On croit avoir fait merveille parce qu'on a obtenu que le peuple voterait directement sur toutes les lois, — et voilà que le peuple repousse les bonnes lois.

C'est que, — suivant l'expression énergique d'un orateur dans un de nos meetings, — avec nos institutions sociales actuelles, le suffrage universel, le vote populaire, n'est et ne peut être qu'une blague.

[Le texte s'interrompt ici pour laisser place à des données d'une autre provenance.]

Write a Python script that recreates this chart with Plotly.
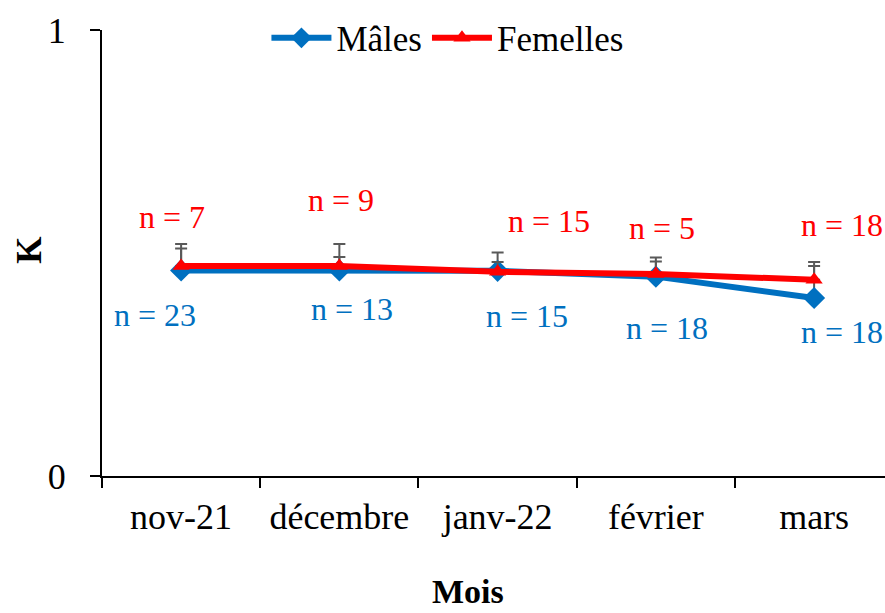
import plotly.graph_objects as go

months = ["nov-21", "décembre", "janv-22", "février", "mars"]
males = [0.461, 0.461, 0.460, 0.447, 0.399]
females = [0.471, 0.471, 0.458, 0.453, 0.440]
males_err = [0.049, 0.059, 0.041, 0.043, 0.081]
females_err = [0.049, 0.020, 0.022, 0.028, 0.031]
males_n = [23, 13, 15, 18, 18]
females_n = [7, 9, 15, 5, 18]

# label offsets in px (style, not data)
males_off = [(-26, -45), (13, -39), (29, -45), (11, -51), (28, -34)]
females_off = [(-9, 49), (2, 66), (51, 51), (6, 46), (28, 55)]

FONT = "Liberation Serif"
BLUE = "#0070C0"
RED = "#FF0000"
GREY = "#595959"

fig = go.Figure()
fig.add_trace(go.Scatter(
    x=months, y=males, name="Mâles", mode="lines+markers",
    line=dict(color=BLUE, width=6),
    marker=dict(symbol="diamond", size=17, color=BLUE),
    error_y=dict(type="data", array=males_err, symmetric=False,
                 arrayminus=[0] * len(males), color=GREY, thickness=2, width=6),
))
fig.add_trace(go.Scatter(
    x=months, y=females, name="Femelles", mode="lines+markers",
    line=dict(color=RED, width=6),
    marker=dict(symbol="triangle-up", size=15, color=RED),
    error_y=dict(type="data", array=females_err, symmetric=False,
                 arrayminus=[0] * len(females), color=GREY, thickness=2, width=6),
))

for m, v, n, (dx, dy) in zip(months, males, males_n, males_off):
    fig.add_annotation(x=m, y=v, text=f"n = {n}", showarrow=False,
                       xshift=dx, yshift=dy, font=dict(family=FONT, size=32, color=BLUE))
for m, v, n, (dx, dy) in zip(months, females, females_n, females_off):
    fig.add_annotation(x=m, y=v, text=f"n = {n}", showarrow=False,
                       xshift=dx, yshift=dy, font=dict(family=FONT, size=32, color=RED))

fig.add_annotation(xref="paper", yref="paper", x=0.467, y=0, yshift=-115,
                   text="<b>Mois</b>", showarrow=False, xanchor="center", yanchor="middle",
                   font=dict(family=FONT, size=34, color="black"))
fig.add_annotation(xref="paper", yref="paper", x=-0.092, y=0.507,
                   text="<b>K</b>", showarrow=False, textangle=-90,
                   xanchor="center", yanchor="middle",
                   font=dict(family=FONT, size=35, color="black"))

fig.update_layout(
    width=885, height=613,
    margin=dict(l=102, r=0, t=30, b=137, autoexpand=False),
    paper_bgcolor="white", plot_bgcolor="white",
    font=dict(family=FONT, size=36, color="black"),
    showlegend=True,
    legend=dict(orientation="h", x=0.21, xanchor="left", y=0.982, yanchor="middle",
                font=dict(family=FONT, size=35, color="black"),
                bgcolor="rgba(0,0,0,0)", itemwidth=60, tracegroupgap=0),
)
fig.update_xaxes(
    range=[-0.5, 4.448], showgrid=False, zeroline=False,
    showline=True, linecolor="black", linewidth=2,
    ticks="outside", ticklen=10, tickwidth=2, tickcolor="black",
    tickson="boundaries", ticklabelstandoff=8,
    tickfont=dict(family=FONT, size=36, color="black"),
)
fig.update_yaxes(
    range=[0, 1], tickvals=[0, 1], ticktext=["0", "1"], showgrid=False, zeroline=False,
    showline=True, linecolor="black", linewidth=2,
    ticks="outside", ticklen=10, tickwidth=2, tickcolor="black",
    ticklabelstandoff=17, tickfont=dict(family=FONT, size=36, color="black"),
)

fig.write_html("out.html", config={"displayModeBar": False},
               post_script="document.body.style.margin='0';document.documentElement.style.overflow='hidden';")
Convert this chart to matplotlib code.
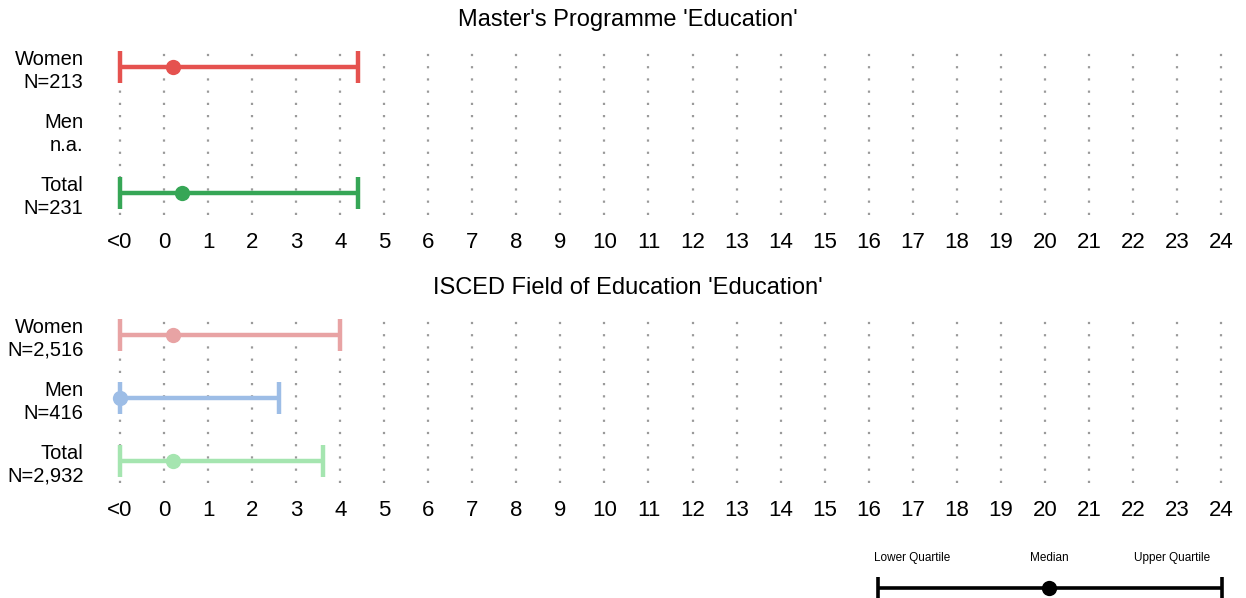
import matplotlib
matplotlib.use('Agg')
import matplotlib.pyplot as plt

plt.rcParams['font.family'] = ['Liberation Sans', 'DejaVu Sans']

W, H = 1246, 598

# values (x = -1 stands for "<0")
tick_vals = list(range(-1, 25))
tick_labels = ['<0'] + [str(i) for i in range(0, 25)]

top_title = "Master's Programme 'Education'"
top_labels = ['Women\nN=213', 'Men\nn.a.', 'Total\nN=231']
top_lower = [-1, None, -1]
top_median = [0.2, None, 0.4]
top_upper = [4.4, None, 4.4]
top_colors = ['#e5524f', None, '#36a656']

bot_title = "ISCED Field of Education 'Education'"
bot_labels = ['Women\nN=2,516', 'Men\nN=416', 'Total\nN=2,932']
bot_lower = [-1, -1, -1]
bot_median = [0.2, -1, 0.2]
bot_upper = [4.0, 2.6, 3.6]
bot_colors = ['#e8a3a4', '#9dbde6', '#a5e5b0']


def px_axes(fig, left, top, right, bottom):
    return fig.add_axes([left / W, 1 - bottom / H, (right - left) / W, (bottom - top) / H])


def panel(fig, top_px, title, labels, lower, median, upper, colors):
    unit = 44.04
    left, right = 110, 1231
    # rows at top_px, +63, +126
    ax = px_axes(fig, left, top_px - 0.35 * 63, right, top_px + 2.35 * 63)
    ax.set_xlim(-1 - 10 / unit, 24 + 10 / unit)
    ax.set_ylim(2.35, -0.35)
    for x in tick_vals:
        ax.axvline(x, color='#9a9a9a', lw=1.6, ls=(0, (1, 4.5)), zorder=0)
    for i in range(len(labels)):
        if median[i] is None:
            continue
        c = colors[i]
        ax.plot([lower[i], upper[i]], [i, i], color=c, lw=3.2, solid_capstyle='butt', zorder=2)
        for v in (lower[i], upper[i]):
            ax.plot([v, v], [i - 0.25, i + 0.25], color=c, lw=3.2, solid_capstyle='butt', zorder=2)
        ax.plot(median[i], i, 'o', color=c, ms=11, mec='none', zorder=3)
    ax.set_yticks(range(len(labels)))
    ax.set_yticklabels(labels, fontsize=14.5, linespacing=1.25)
    ax.tick_params(axis='y', length=0, pad=19)
    ax.set_xticks(tick_vals)
    ax.set_xticklabels(tick_labels, fontsize=16)
    ax.tick_params(axis='x', length=0, pad=12)
    for s in ax.spines.values():
        s.set_visible(False)
    ax.patch.set_alpha(0)
    fig.text(628 / W, 1 - (top_px - 47) / H, title,
             ha='center', va='center', fontsize=17)
    return ax


fig = plt.figure(figsize=(W / 100, H / 100), dpi=100)
panel(fig, 67, top_title, top_labels, top_lower, top_median, top_upper, top_colors)
panel(fig, 335, bot_title, bot_labels, bot_lower, bot_median, bot_upper, bot_colors)

# legend
lg = px_axes(fig, 870, 540, 1232, 598)
lg.set_xlim(870, 1232)
lg.set_ylim(598, 540)
lg.axis('off')
lg.plot([878, 1222], [588, 588], color='black', lw=2.6, solid_capstyle='butt')
for v in (878, 1222):
    lg.plot([v, v], [577, 599], color='black', lw=2.6, solid_capstyle='butt')
lg.plot(1049, 588, 'o', color='black', ms=11, mec='none')
lg.text(912, 558, 'Lower Quartile', ha='center', va='center', fontsize=8.5)
lg.text(1049, 558, 'Median', ha='center', va='center', fontsize=8.5)
lg.text(1172, 558, 'Upper Quartile', ha='center', va='center', fontsize=8.5)

fig.savefig('out.png', dpi=100)
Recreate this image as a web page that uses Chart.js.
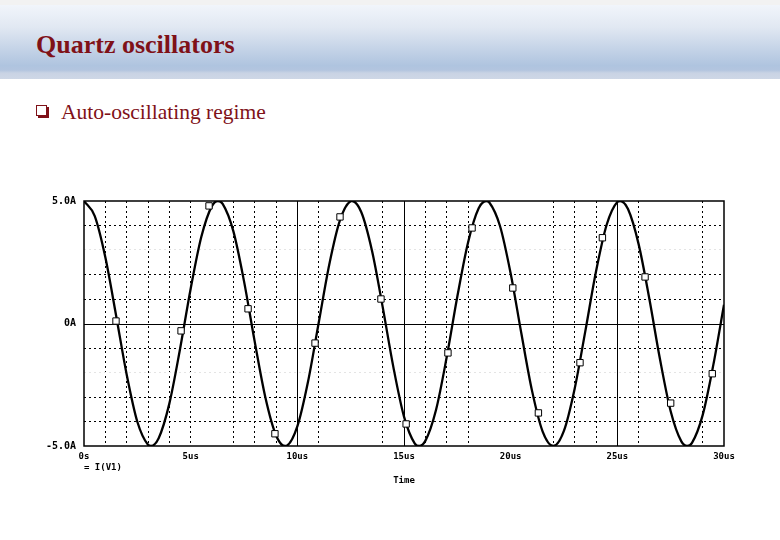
<!DOCTYPE html>
<html>
<head>
<meta charset="utf-8">
<title>Quartz oscillators</title>
<script src="https://cdn.jsdelivr.net/npm/chart.js@4/dist/chart.umd.min.js"></script>
<style>
  body { margin: 0; width: 780px; height: 540px; background: #fff; position: relative; overflow: hidden; font-family: "Liberation Serif", "Times New Roman", serif; }
  .strip { position: absolute; left: 0; top: 0; width: 780px; height: 5px; background: #f2f2f2; }
  .band { position: absolute; left: 0; top: 5px; width: 780px; height: 74px;
    background: linear-gradient(to bottom, #f1f5fb 0%, #e1e8f2 30%, #c4d3e7 60%, #afc4df 82%, #b3c5df 88%, #c9d3e4 92%, #ced7e6 100%); }
  h1 { position: absolute; left: 36px; top: 32px; margin: 0; font-size: 26px; line-height: 1; font-weight: bold; color: #7f1118; }
  .bullet { position: absolute; left: 61px; top: 102px; margin: 0; font-size: 21.5px; line-height: 1; color: #7f1118; }
  .box { position: absolute; left: 36px; top: 105px; width: 9px; height: 9px; border: 1.5px solid #7f1118; box-shadow: 2px 2px 0 #7f1118; }
  .trace { position: absolute; left: 84px; top: 462px; font: bold 9px "DejaVu Sans Mono", monospace; color: #000; white-space: pre; }
  #wrap { position: absolute; left: 0; top: 185px; width: 780px; height: 320px; }
</style>
</head>
<body>
<div class="strip"></div>
<div class="band"></div>
<h1>Quartz oscillators</h1>
<div class="box"></div>
<p class="bullet">Auto-oscillating regime</p>
<div id="wrap"><canvas id="osc"></canvas></div>
<div class="trace">= I(V1)</div>

<script>
// time axis in us, current I(V1) in A
const timeUs = [0, 0.5, 1, 1.5, 2, 2.5, 3, 3.14, 3.5, 4, 4.5, 5, 5.5, 6, 6.28, 6.5, 7, 7.5, 8, 8.5,
  9, 9.42, 9.5, 10, 10.5, 11, 11.5, 12, 12.5, 12.57, 13, 13.5, 14, 14.5, 15, 15.5, 15.71, 16, 16.5, 17,
  17.5, 18, 18.5, 18.85, 19, 19.5, 20, 20.5, 21, 21.5, 22, 22.5, 23, 23.5, 24, 24.5, 25, 25.13, 25.5, 26,
  26.5, 27, 27.5, 28, 28.27, 28.5, 29, 29.5, 30];
const currentA = [5.00, 4.39, 2.70, 0.35, -2.08, -4.01, -4.95, -5.00, -4.68, -3.27, -1.05, 1.42, 3.54, 4.80, 5.00, 4.88, 3.77, 1.73, -0.73, -3.01,
  -4.56, -5.00, -4.99, -4.20, -2.38, 0.02, 2.42, 4.22, 4.99, 5.00, 4.54, 2.97, 0.68, -1.77, -3.80, -4.89, -5.00, -4.79, -3.53, -1.38,
  1.10, 3.30, 4.70, 5.00, 4.94, 3.98, 2.04, -0.40, -2.74, -4.41, -5.00, -4.37, -2.66, -0.31, 2.12, 4.03, 4.96, 5.00, 4.67, 3.23,
  1.01, -1.46, -3.58, -4.81, -5.00, -4.87, -3.74, -1.69, 0.77];

// hollow square markers on the trace
const markerTimes  = [1.5, 4.55, 5.86, 7.69, 8.95, 10.83, 12.0, 13.92, 15.1, 17.06, 18.19, 20.1, 21.3, 23.25, 24.3, 26.3, 27.5, 29.45];
const markerValues = [0.1, -0.3, 4.8, 0.6, -4.5, -0.8, 4.35, 1.0, -4.1, -1.2, 3.9, 1.45, -3.65, -1.6, 3.5, 1.9, -3.25, -2.05];

// axis labels
const yLabels = { '5': '5.0A', '0': '0A', '-5': '-5.0A' };
const xLabelStep = 5;
const solidTimes = [10, 15, 25];
const hiddenTimes = [6, 12, 13, 19, 20, 21, 27, 28];
const faintLevels = [3, -2];

const monoFont = { family: '"DejaVu Sans Mono", monospace', size: 9, weight: 'bold' };

// frame + solid grid lines like the probe window
const plotFrame = {
  id: 'plotFrame',
  beforeDatasetsDraw(chart) {
    const { ctx, chartArea: a, scales: { x, y } } = chart;
    ctx.save();
    ctx.strokeStyle = '#000';
    ctx.lineWidth = 1;
    ctx.beginPath();
    solidTimes.forEach(t => {
      const px = Math.round(x.getPixelForValue(t)) + 0.5;
      ctx.moveTo(px, a.top);
      ctx.lineTo(px, a.bottom);
    });
    const py = Math.round(y.getPixelForValue(0)) + 0.5;
    ctx.moveTo(a.left, py);
    ctx.lineTo(a.right, py);
    ctx.stroke();
    ctx.lineWidth = 1.5;
    ctx.strokeRect(a.left, a.top, a.right - a.left, a.bottom - a.top);
    ctx.restore();
  }
};

const trace = timeUs.map((t, i) => ({ x: t, y: currentA[i] }));
const markers = markerTimes.map((t, i) => ({ x: t, y: markerValues[i] }));

new Chart(document.getElementById('osc').getContext('2d'), {
  type: 'line',
  data: {
    datasets: [
      {
        type: 'scatter',
        label: 'markers',
        data: markers,
        pointStyle: 'rect',
        pointRadius: 4.5,
        pointBackgroundColor: '#fff',
        pointBorderColor: '#000',
        pointBorderWidth: 1,
        order: 0
      },
      {
        label: 'I(V1)',
        data: trace,
        borderColor: '#000',
        borderWidth: 2.3,
        pointRadius: 0,
        cubicInterpolationMode: 'monotone',
        fill: false,
        order: 1
      }
    ]
  },
  options: {
    responsive: true,
    maintainAspectRatio: false,
    animation: false,
    layout: { padding: { left: 0, right: 56, top: 16, bottom: 19 } },
    plugins: { legend: { display: false }, tooltip: { enabled: false } },
    scales: {
      x: {
        type: 'linear',
        min: 0,
        max: 30,
        afterFit: s => { s.height = 40; },
        border: { display: false, dash: [2, 3] },
        grid: {
          drawTicks: false,
          lineWidth: 1,
          color: c => {
            const v = c.tick ? c.tick.value : null;
            if (v === 0 || v === 30 || solidTimes.includes(v) || hiddenTimes.includes(v)) return 'transparent';
            return '#000';
          }
        },
        ticks: {
          stepSize: 1,
          autoSkip: false,
          maxRotation: 0,
          padding: 5,
          color: '#000',
          font: monoFont,
          callback: v => v % xLabelStep === 0 ? (v === 0 ? '0s' : v + 'us') : ''
        },
        title: { display: true, text: 'Time', color: '#000', font: monoFont, padding: { top: 0, bottom: 0 } }
      },
      y: {
        min: -5,
        max: 5,
        afterFit: s => { s.width = 84; },
        border: { display: false, dash: [2, 3] },
        grid: {
          drawTicks: false,
          lineWidth: 1,
          color: c => {
            const v = c.tick ? c.tick.value : null;
            if (v === 0 || v === 5 || v === -5) return 'transparent';
            if (faintLevels.includes(v)) return '#e4e4e4';
            return '#000';
          }
        },
        ticks: {
          stepSize: 1,
          padding: 8,
          color: '#000',
          font: { family: '"DejaVu Sans Mono", monospace', size: 10, weight: 'bold' },
          callback: v => yLabels[String(v)] || ''
        }
      }
    }
  },
  plugins: [plotFrame]
});
</script>
</body>
</html>
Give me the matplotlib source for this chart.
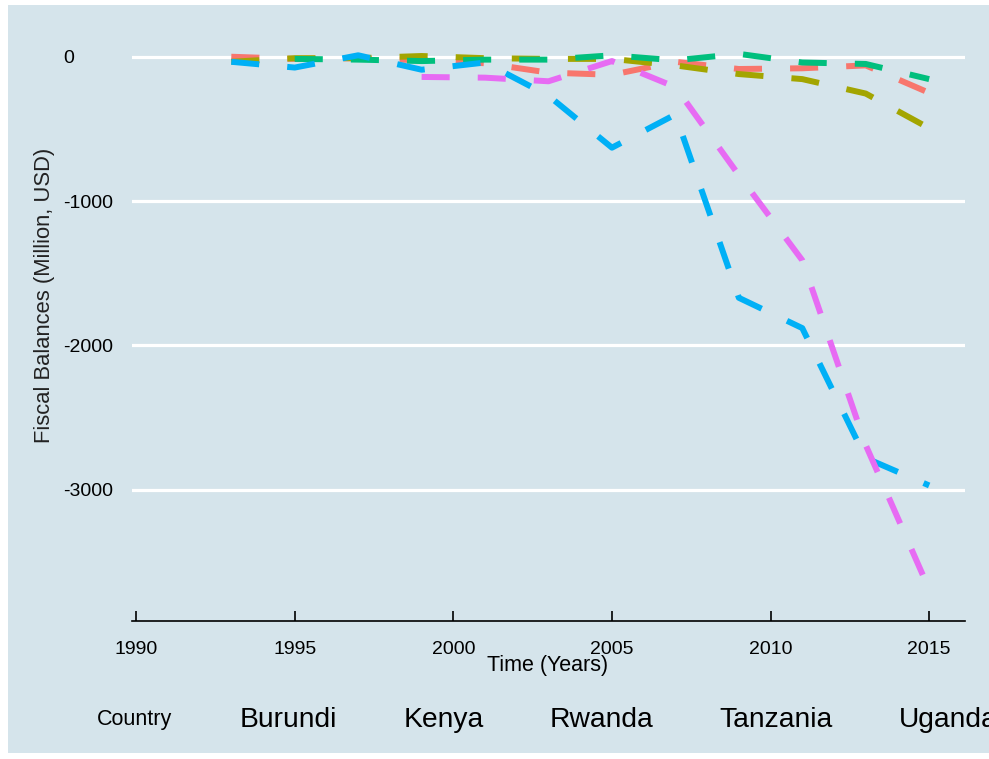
import matplotlib
matplotlib.use("Agg")
import matplotlib.pyplot as plt
from matplotlib.patches import Rectangle

plt.rcParams['font.family'] = ['Liberation Sans', 'DejaVu Sans']

# data (million USD)
countries = ['Burundi', 'Kenya', 'Rwanda', 'Tanzania', 'Uganda']
colors = ['#F8766D', '#A3A500', '#00BF7D', '#00B0F6', '#E76BF3']

yrs_burundi = [1993, 1995, 1997, 1999, 2001, 2003, 2005, 2007, 2009, 2011, 2013, 2015]
bal_burundi = [0, -15, -10, -25, -45, -110, -125, -35, -85, -80, -60, -250]

yrs_kenya = [1993, 1995, 1997, 1999, 2001, 2003, 2005, 2007, 2009, 2011, 2013, 2015]
bal_kenya = [-35, -10, -10, 5, -10, -15, -15, -60, -120, -155, -255, -495]

yrs_rwanda = [1995, 1997, 1999, 2001, 2003, 2005, 2007, 2009, 2011, 2013, 2015]
bal_rwanda = [-15, -20, -30, -20, -20, 10, -25, 20, -40, -50, -155]

yrs_tanzania = [1993, 1995, 1997, 1999, 2001, 2003, 2005, 2007, 2009, 2011, 2013, 2015]
bal_tanzania = [-35, -75, 10, -90, -40, -270, -630, -400, -1670, -1880, -2780, -2970]

yrs_uganda = [1999, 2001, 2003, 2005, 2007, 2009, 2011, 2013, 2015]
bal_uganda = [-140, -145, -170, -30, -210, -820, -1410, -2690, -3690]

series = [(yrs_burundi, bal_burundi), (yrs_kenya, bal_kenya), (yrs_rwanda, bal_rwanda),
          (yrs_tanzania, bal_tanzania), (yrs_uganda, bal_uganda)]

xticks = [1990, 1995, 2000, 2005, 2010, 2015]
yticks = [0, -1000, -2000, -3000]

bg = '#d5e4eb'

fig = plt.figure(figsize=(9.89, 7.59), dpi=100)
fig.patch.set_facecolor('white')
fig.patches.append(Rectangle((8 / 989, 6 / 759), 1, 1 - 11 / 759, transform=fig.transFigure,
                             facecolor=bg, edgecolor='none', zorder=-10))

ax = fig.add_axes([132 / 989, 1 - 621 / 759, (965 - 132) / 989, (621 - 27) / 759])
ax.set_facecolor(bg)

for (x, y), c in zip(series, colors):
    ax.plot(x, y, color=c, lw=4.3, linestyle=(0, (4.7, 4.7)), dash_capstyle='butt',
            solid_capstyle='butt', zorder=3)

ax.set_xlim(1989.87, 2016.13)
ax.set_ylim(-3909, 206)
ax.set_xticks(xticks)
ax.set_yticks(yticks)
ax.set_yticklabels([str(v) for v in yticks], ha='left')
ax.grid(axis='y', color='white', lw=2.3, zorder=1)
ax.set_axisbelow(True)

for s in ['top', 'right', 'left']:
    ax.spines[s].set_visible(False)
ax.spines['bottom'].set_linewidth(1.2)
ax.spines['bottom'].set_color('black')

ax.tick_params(axis='x', direction='in', length=7, width=1.2, pad=14.5, labelsize=14)
ax.tick_params(axis='y', length=0, pad=49.7, labelsize=14)

fig.text(0.0455, 0.611, 'Fiscal Balances (Million, USD)', rotation=90,
         ha='center', va='center', fontsize=15.8, color='#222222')
fig.text(548 / 989, 1 - 665 / 759, 'Time (Years)', ha='center', va='center', fontsize=15.5)

# legend: title and labels only, no keys
fig.canvas.draw()
renderer = fig.canvas.get_renderer()
ly = 1 - 720 / 759
fig.text(97 / 989, ly, 'Country', ha='left', va='center', fontsize=15.5)
xpos = 240
for name in countries:
    t = fig.text(xpos / 989, ly, name, ha='left', va='center', fontsize=20.3)
    w = t.get_window_extent(renderer).width
    xpos = xpos + w + 66

fig.savefig('out.png', dpi=100, facecolor=fig.get_facecolor())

Aussi longtemps qu'il y aura d'un côté des capitalistes ayant entre les mains tous les moyens de corruption et d'intimidation, et de l'autre côté une quantité de pauvres diables qui craignent de manquer de pain et qui sont habitués à la soumission au plus fort, le vote populaire — sauf dans des circonstances exceptionnelles et extraordinaires — ne sera pas un instrument de révolution et de progrès, ce sera un instrument de gouvernement et de réaction.

Voilà ce que nos amis de Zurich et d'Allemagne refusent de comprendre.

Pourquoi une partie des ouvriers zuricois ont-ils voté contre la loi sur les fabriques ? Pour deux raisons : d'abord, parce que les patrons le voulaient ; ensuite, parce que la loi, en diminuant les heures de travail de la femme et de l'enfant, diminuait du même coup les maigres ressources du ménage ouvrier, et qu'alors ceux qui avaient déjà à peine de quoi manger auraient décidément souffert de la faim.

N'est-ce pas bien peu connaître le cœur humain que d'exiger de la majorité des électeurs un degré d'héroïsme qui leur permette de braver à la fois et les menaces des chefs de fabrique et les souffrances de la misère, — et cela dans quel but ? Pour voter une loi qui contient sans doute des réformes utiles, mais qui laisse subsister la base même des abus, qui laisse le prolétaire à la merci du propriétaire, et qui momentanément aggrave même la situation déjà si pénible de l'ouvrier.

Si vous voulez des électeurs indépendants, mettez-les en possession de leurs instruments de travail : une fois qu'ils seront soustraits à la domination du capital, une fois qu'ils seront réellement libres, les manœuvres de la réaction resteront sans effet sur eux ; alors le vote du peuple sera l'expression réelle de la volonté du peuple. Alors seulement, mais pas avant.

Voilà pourquoi, tant que la révolution n'aura pas établi l'égalité et la liberté complètes, nous refuserons de prendre au sérieux le suffrage universel, nous refuserons d'aller voter.

Le triste résultat du vote du 24 avril a-t-il diminué un peu la confiance sans bornes que nos amis de Zurich donnaient à la législation directe ? Nous l'espérons. Du moins, voici ce que dit la Tagwacht à ce sujet :

« Samedi soir, quelques ouvriers sont venus nous trouver, des hommes ordinairement paisibles et modérés. Une sombre indignation éclatait dans leurs yeux. Ils nous dirent : Nous avons acquis la conviction que, contre cette bande, ce ne sont plus les armes du raisonnement qu'il faut employer. »

Voilà qui est bien dit. Maintenant, amis de Zurich, agissez en conséquence.